What It Really Costs to Build and Run a Data Centre
In a world that has come to treat “the cloud” as boundless, it is easy to forget that behind every stream, email, and algorithm sits a real building, on real land, consuming real power. The modern data centre—those vast, humming fortresses of glass, steel, and servers—has become as critical to the global economy as oil refineries were to the industrial age.
Yet these cathedrals of computation come at an extraordinary cost. In 2025, as demand for artificial intelligence and digital services surges, the price of building and running them has become one of the defining economic questions of the digital era.
A Global Building Boom
Across the world, governments and investors are racing to expand digital infrastructure. In the United Kingdom, planning applications for large-scale data centres have multiplied, from Slough and Woking to Basildon and Didcot. One project in Essex, recently approved at a projected cost of £1.3 billion, aims to power the next generation of cloud computing and AI workloads.
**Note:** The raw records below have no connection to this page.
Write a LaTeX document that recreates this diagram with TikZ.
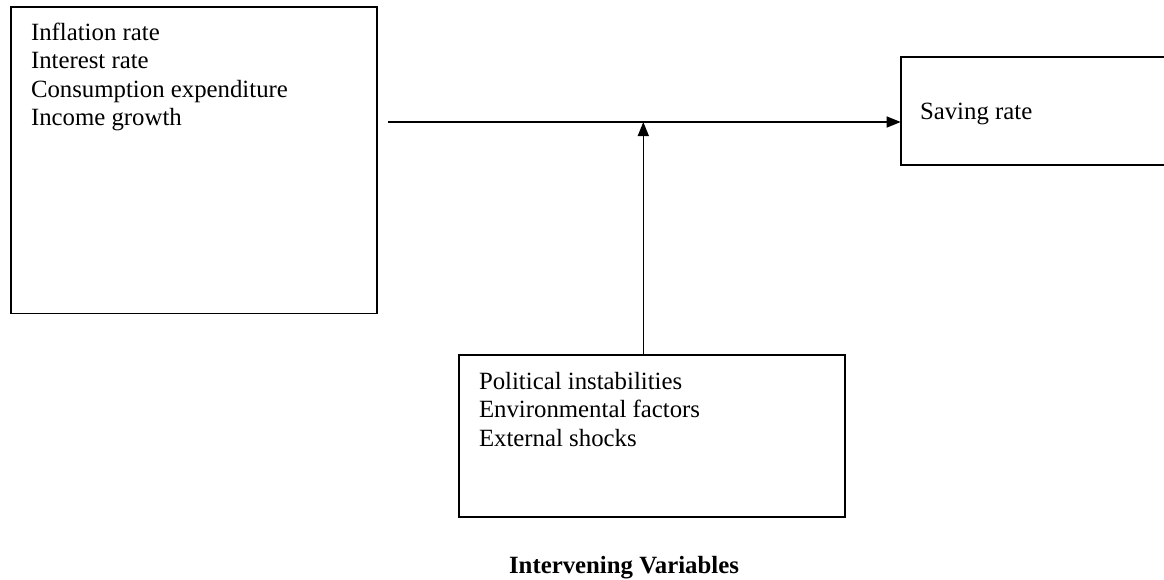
\documentclass[tikz,border=0pt]{standalone}
\usepackage{fontspec}
\setmainfont{Liberation Serif}
\usetikzlibrary{arrows.meta}
\begin{document}
\begin{tikzpicture}[x=1pt,y=-1pt,
  box/.style={draw, line width=1.6pt, inner sep=0pt, outer sep=0pt, anchor=north west},
  txt/.style={inner sep=0pt, outer sep=0pt, anchor=base west, font=\fontsize{24.8pt}{28.5pt}\selectfont},
  conn/.style={line width=1.3pt, -{Triangle[length=14pt,width=11pt]}}]
\clip (0,0) rectangle (1164,579);
\fill[white] (0,0) rectangle (1164,579);
% boxes
\node[box, minimum width=366pt, minimum height=306.6pt] (lbox) at (10.7,6.7) {};
\node[box, minimum width=289.3pt, minimum height=108.3pt] (rbox) at (900.7,56.7) {};
\node[box, minimum width=386pt, minimum height=161.7pt] (bbox) at (459,355) {};
% texts
\node[txt] (ltext) at (31,40) {\begin{tabular}[t]{@{}l@{}}Inflation rate\\Interest rate\\Consumption expenditure\\Income growth\end{tabular}};
\node[txt] (rtext) at (920,119.5) {Saving rate};
\node[txt] (btext) at (479,389) {\begin{tabular}[t]{@{}l@{}}Political instabilities\\Environmental factors\\External shocks\end{tabular}};
\node[txt, anchor=base, font=\fontsize{24.8pt}{28.5pt}\selectfont\bfseries] (label) at (624,573) {Intervening Variables};
% connectors
\coordinate (hstart) at (388,122);
\coordinate (vend) at (643.3,122);
\draw[conn] (hstart) -- (hstart -| rbox.west);
\draw[conn] (bbox.north -| vend) -- (vend);
\end{tikzpicture}
\end{document}
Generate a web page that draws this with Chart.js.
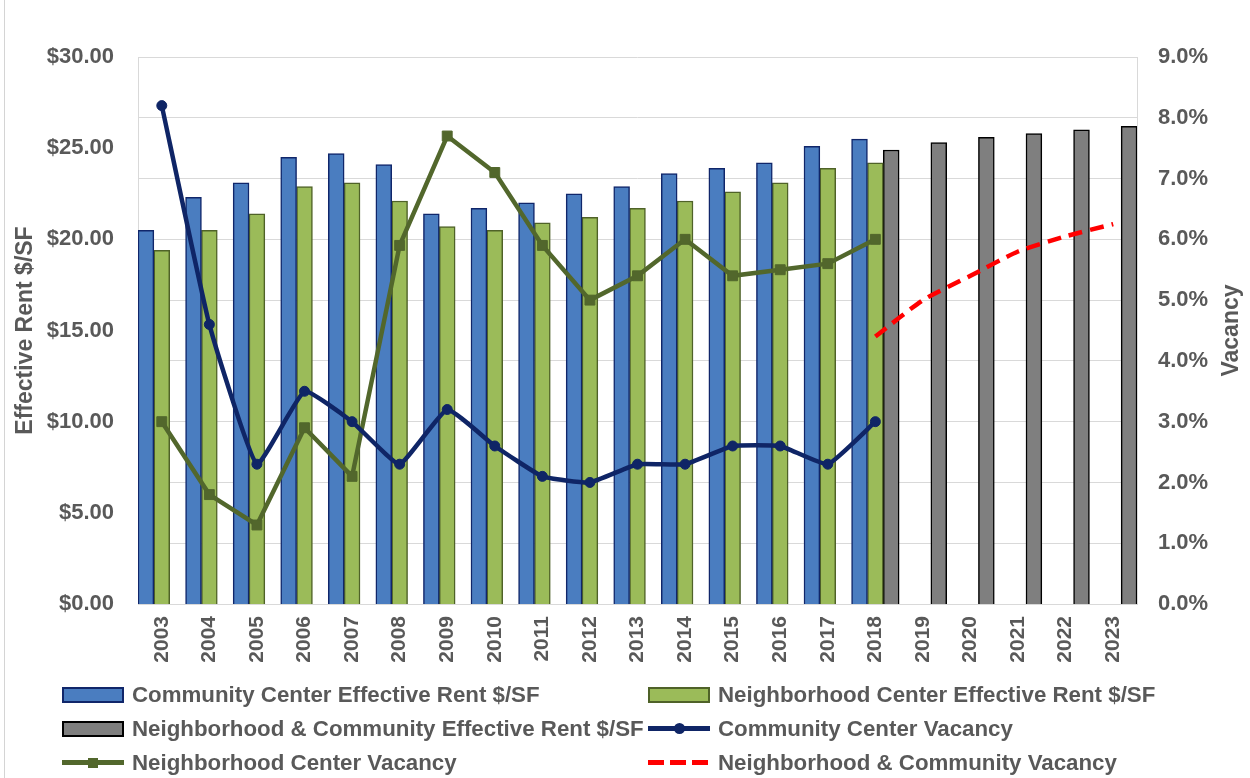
<!DOCTYPE html>
<html>
<head>
<meta charset="utf-8">
<script src="https://cdn.jsdelivr.net/npm/chart.js@4.4.1/dist/chart.umd.min.js"></script>
<style>
  html, body { margin: 0; padding: 0; background: #fff; }
  #wrap { position: relative; width: 1250px; height: 778px; overflow: hidden; background: #fff; }
  #c { position: absolute; left: 0; top: 0; }
  #edge { position: absolute; left: 4px; top: 0; width: 1px; height: 778px; background: #d4d4d4; }
  .lg { position: absolute; height: 28px; display: flex; align-items: center;
        font-family: "Liberation Sans", Arial, sans-serif; font-weight: bold; font-size: 22.3px; color: #595959; white-space: nowrap; }
  .sw { position: relative; width: 62px; height: 28px; margin-right: 8px; flex: none; }
  .box { position: absolute; left: 0; top: 6px; width: 58px; height: 12px; border-style: solid; border-width: 2px; }
  .ln { position: absolute; left: 0; top: 11px; width: 62px; height: 5px; }
  .mk { position: absolute; }
</style>
</head>
<body>
<div id="wrap">
  <canvas id="c" width="1250" height="778"></canvas>
  <div id="edge"></div>
  <div id="legend"></div>
</div>
<script>
// ---- data ----
const years = ['2003','2004','2005','2006','2007','2008','2009','2010','2011','2012','2013','2014','2015','2016','2017','2018','2019','2020','2021','2022','2023'];
const communityRent = [20.5,22.3,23.1,24.5,24.7,24.1,21.4,21.7,22.0,22.5,22.9,23.6,23.9,24.2,25.1,25.5,null,null,null,null,null];
const neighborhoodRent = [19.4,20.5,21.4,22.9,23.1,22.1,20.7,20.5,20.9,21.2,21.7,22.1,22.6,23.1,23.9,24.2,null,null,null,null,null];
const combinedRent = [null,null,null,null,null,null,null,null,null,null,null,null,null,null,null,24.9,25.3,25.6,25.8,26.0,26.2];
const communityVacancy = [8.2,4.6,2.3,3.5,3.0,2.3,3.2,2.6,2.1,2.0,2.3,2.3,2.6,2.6,2.3,3.0,null,null,null,null,null];
const neighborhoodVacancy = [3.0,1.8,1.3,2.9,2.1,5.9,7.7,7.1,5.9,5.0,5.4,6.0,5.4,5.5,5.6,6.0,null,null,null,null,null];
const combinedVacancy = [null,null,null,null,null,null,null,null,null,null,null,null,null,null,null,4.4,5.0,5.4,5.8,6.05,6.25];
const seriesNames = [
  'Community Center Effective Rent $/SF',
  'Neighborhood Center Effective Rent $/SF',
  'Neighborhood & Community Effective Rent $/SF',
  'Community Center Vacancy',
  'Neighborhood Center Vacancy',
  'Neighborhood & Community Vacancy'
];
const rentTicks = [0,5,10,15,20,25,30];
const vacancyTicks = [0,1,2,3,4,5,6,7,8,9];
const leftTitle = 'Effective Rent $/SF';
const rightTitle = 'Vacancy';

// ---- styles ----
const FONT = '"Liberation Sans", Arial, sans-serif';
const TXT = '#595959';
const GRID = '#d9d9d9';

const datasets = [
  { type:'bar', label: seriesNames[0], data: communityRent, yAxisID:'y', order:2,
    backgroundColor:'#4a7dc0', borderColor:'#10266a', borderWidth:1.5 },
  { type:'bar', label: seriesNames[1], data: neighborhoodRent, yAxisID:'y', order:2,
    backgroundColor:'#9bbb59', borderColor:'#4f6228', borderWidth:1.5 },
  { type:'bar', label: seriesNames[2], data: combinedRent, yAxisID:'y', order:2,
    backgroundColor:'#7f7f7f', borderColor:'#000000', borderWidth:1.5 },
  { type:'line', label: seriesNames[3], data: communityVacancy, yAxisID:'y1', order:0,
    borderColor:'#0f2566', backgroundColor:'#0f2566', borderWidth:4.5, tension:0.12,
    pointStyle:'circle', pointRadius:5, pointBorderWidth:1, spanGaps:false },
  { type:'line', label: seriesNames[4], data: neighborhoodVacancy, yAxisID:'y1', order:1,
    borderColor:'#52672c', backgroundColor:'#52672c', borderWidth:4.5, tension:0,
    pointStyle:'rect', pointRadius:7, pointBorderWidth:1 },
  { type:'line', label: seriesNames[5], data: combinedVacancy, yAxisID:'y1', order:0,
    borderColor:'#ff0000', backgroundColor:'#ff0000', borderWidth:4.5, tension:0.2,
    borderDash:[14,8], pointRadius:0 }
];

// right-axis title drawn reading bottom-to-top, like the reference
const rightTitlePlugin = {
  id: 'rightTitle',
  afterDraw(ch) {
    const s = ch.scales.y1;
    const ctx = ch.ctx;
    ctx.save();
    ctx.translate(s.right - 18, (ch.chartArea.top + ch.chartArea.bottom) / 2);
    ctx.rotate(-Math.PI / 2);
    ctx.font = 'bold 23px ' + FONT;
    ctx.fillStyle = TXT;
    ctx.textAlign = 'center';
    ctx.textBaseline = 'middle';
    ctx.fillText(rightTitle, 0, 0);
    ctx.restore();
  }
};

const chart = new Chart(document.getElementById('c'), {
  type: 'bar',
  data: { labels: years, datasets },
  plugins: [rightTitlePlugin],
  options: {
    responsive: false,
    animation: false,
    devicePixelRatio: 1,
    layout: { padding: { top: 57, left: 0, right: 0, bottom: 0 } },
    plugins: { legend: { display: false }, tooltip: { enabled: false } },
    datasets: { bar: { categoryPercentage: 1.0, barPercentage: 1.0 } },
    scales: {
      x: {
        grid: { display: false, drawTicks: false },
        border: { display: true, color: GRID },
        ticks: { color: TXT, font: { family: FONT, size: 21, weight: 'bold' }, minRotation: 90, maxRotation: 90, padding: 12, autoSkip: false },
        afterFit: s => { s.height = 174; }
      },
      y: {
        position: 'left', min: 0, max: 30,
        afterBuildTicks: s => { s.ticks = rentTicks.map(v => ({ value: v })); },
        grid: { display: false, drawTicks: false },
        border: { display: true, color: GRID },
        ticks: { color: TXT, font: { family: FONT, size: 22, weight: 'bold' }, padding: 24,
                 callback: v => '$' + Number(v).toFixed(2) },
        title: { display: true, text: leftTitle, color: TXT,
                 font: { family: FONT, size: 23, weight: 'bold' }, padding: { top: 12, bottom: 0 } },
        afterFit: s => { s.width = 138; }
      },
      y1: {
        position: 'right', min: 0, max: 9,
        afterBuildTicks: s => { s.ticks = vacancyTicks.map(v => ({ value: v })); },
        grid: { display: true, color: GRID, lineWidth: 1, drawTicks: false },
        border: { display: true, color: GRID },
        ticks: { color: TXT, font: { family: FONT, size: 22, weight: 'bold' }, padding: 21,
                 callback: v => Number(v).toFixed(1) + '%' },
        title: { display: false },
        afterFit: s => { s.width = 113; }
      }
    }
  }
});

// ---- HTML legend built from the chart's datasets ----
const legend = document.getElementById('legend');
const colX = [62, 648];
const rowY = [695, 729, 763];
chart.data.datasets.forEach((ds, i) => {
  const item = document.createElement('div');
  item.className = 'lg';
  item.style.left = colX[i % 2] + 'px';
  item.style.top = (rowY[Math.floor(i / 2)] - 14) + 'px';
  const sw = document.createElement('div');
  sw.className = 'sw';
  if (ds.type === 'bar') {
    const b = document.createElement('div');
    b.className = 'box';
    b.style.background = ds.backgroundColor;
    b.style.borderColor = ds.borderColor;
    sw.appendChild(b);
  } else {
    const l = document.createElement('div');
    l.className = 'ln';
    if (ds.borderDash) {
      l.style.background = `repeating-linear-gradient(90deg, ${ds.borderColor} 0 16px, transparent 16px 22px)`;
    } else {
      l.style.background = ds.borderColor;
    }
    sw.appendChild(l);
    if (ds.pointRadius > 0) {
      const m = document.createElement('div');
      m.className = 'mk';
      const size = ds.pointStyle === 'rect' ? 10 : 11;
      m.style.width = size + 'px';
      m.style.height = size + 'px';
      m.style.left = (31 - size / 2) + 'px';
      m.style.top = (13.5 - size / 2) + 'px';
      m.style.background = ds.backgroundColor;
      if (ds.pointStyle !== 'rect') m.style.borderRadius = '50%';
      sw.appendChild(m);
    }
  }
  item.appendChild(sw);
  const t = document.createElement('span');
  t.textContent = ds.label;
  item.appendChild(t);
  legend.appendChild(item);
});
</script>
</body>
</html>
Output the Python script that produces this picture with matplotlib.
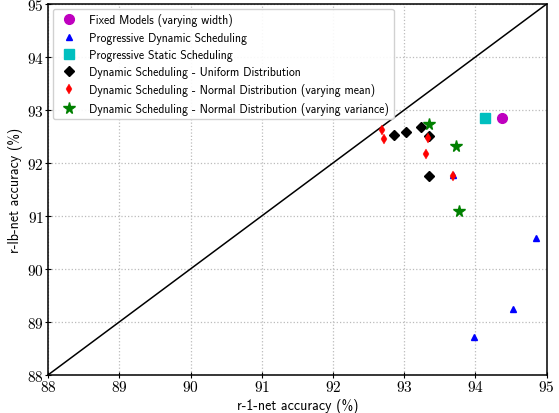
"""
r-1-net vs r-lb-net accuracy for different scheduling strategies.
"""
import matplotlib
matplotlib.use("Agg")
import matplotlib.pyplot as plt
from matplotlib.ticker import FuncFormatter

plt.rcParams["mathtext.fontset"] = "cm"
plt.rcParams["font.family"] = ["cmss10", "DejaVu Sans"]
plt.rcParams["axes.unicode_minus"] = False

# (r-1-net acc, r-lb-net acc) per method
fixed_x = [94.37]
fixed_y = [92.85]
prog_dyn_x = [93.69, 93.98, 94.52, 94.85]
prog_dyn_y = [91.77, 88.72, 89.24, 90.59]
prog_static_x = [94.14]
prog_static_y = [92.85]
uniform_x = [92.85, 93.03, 93.23, 93.35, 93.35]
uniform_y = [92.52, 92.59, 92.68, 92.50, 91.75]
normal_mean_x = [92.69, 92.71, 93.33, 93.31, 93.69]
normal_mean_y = [92.63, 92.45, 92.48, 92.17, 91.75]
normal_var_x = [93.35, 93.72, 93.77]
normal_var_y = [92.74, 92.32, 91.09]

fig = plt.figure(figsize=(5.59, 4.14), dpi=100)
ax = fig.add_axes([0.086, 0.092, 0.892, 0.896])

ax.plot([88, 95], [88, 95], color="black", linewidth=1.1, zorder=2)

ax.plot(fixed_x, fixed_y, "o", color="m", markersize=7, linestyle="none",
        label="Fixed Models (varying width)", zorder=3)
ax.plot(prog_dyn_x, prog_dyn_y, "^", color="b", markersize=5, linestyle="none",
        label="Progressive Dynamic Scheduling", zorder=3)
ax.plot(prog_static_x, prog_static_y, "s", color="c", markersize=6.5, linestyle="none",
        label="Progressive Static Scheduling", zorder=3)
ax.plot(uniform_x, uniform_y, "D", color="black", markersize=4.8, linestyle="none",
        label="Dynamic Scheduling - Uniform Distribution", zorder=3)
ax.plot(normal_mean_x, normal_mean_y, "d", color="red", markersize=5.5, markeredgewidth=0.3,
        linestyle="none", label="Dynamic Scheduling - Normal Distribution (varying mean)", zorder=4)
ax.plot(normal_var_x, normal_var_y, "*", color="green", markersize=8.5, linestyle="none",
        label="Dynamic Scheduling - Normal Distribution (varying variance)", zorder=3)

ax.set_xlim(88, 95)
ax.set_ylim(88, 95)
ax.set_xticks(range(88, 96))
ax.set_yticks(range(88, 96))
fmt = FuncFormatter(lambda v, _: f"${v:.0f}$")
ax.xaxis.set_major_formatter(fmt)
ax.yaxis.set_major_formatter(fmt)
ax.tick_params(direction="inout", labelsize=11, length=4, pad=1)
ax.grid(True, linestyle=":", color="#bbbbbb", linewidth=0.9)
ax.set_axisbelow(True)
for s in ax.spines.values():
    s.set_linewidth(1.1)

ax.set_xlabel("r-1-net accuracy (%)", fontsize=10, labelpad=3)
ax.set_ylabel("r-lb-net accuracy (%)", fontsize=10, labelpad=3)

ax.legend(loc="upper left", fontsize=8.45, numpoints=1, framealpha=0.9,
          edgecolor="#cccccc", borderaxespad=0.4, handletextpad=0.7,
          labelspacing=0.45)

fig.savefig("out.png", dpi=100)
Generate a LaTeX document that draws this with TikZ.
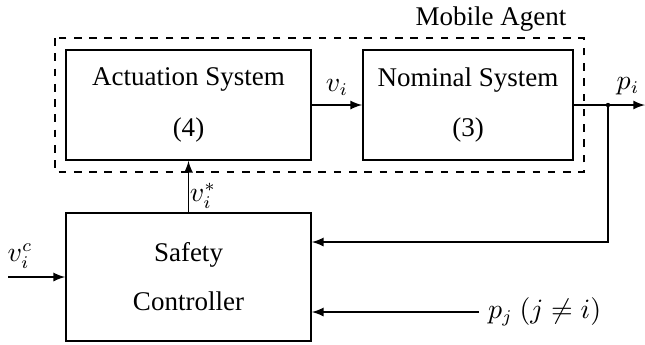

In the United States, hyperscale operators such as Amazon Web Services, Microsoft, and Google are spending billions on new campuses across Virginia, Texas, and Arizona. In Asia, Singapore, Japan, and South Korea are easing moratoria on new developments, while India and Indonesia are rapidly becoming new growth hubs.
According to McKinsey, the world will need to spend around $6.7 trillion (£5.3 trillion) on new data-centre capacity by 2030 to keep pace with demand—a figure comparable to the total value of the global oil and gas industry.
As one London-based developer put it: “The world’s appetite for data is insatiable—but the grid, the land, and the capital markets are not.”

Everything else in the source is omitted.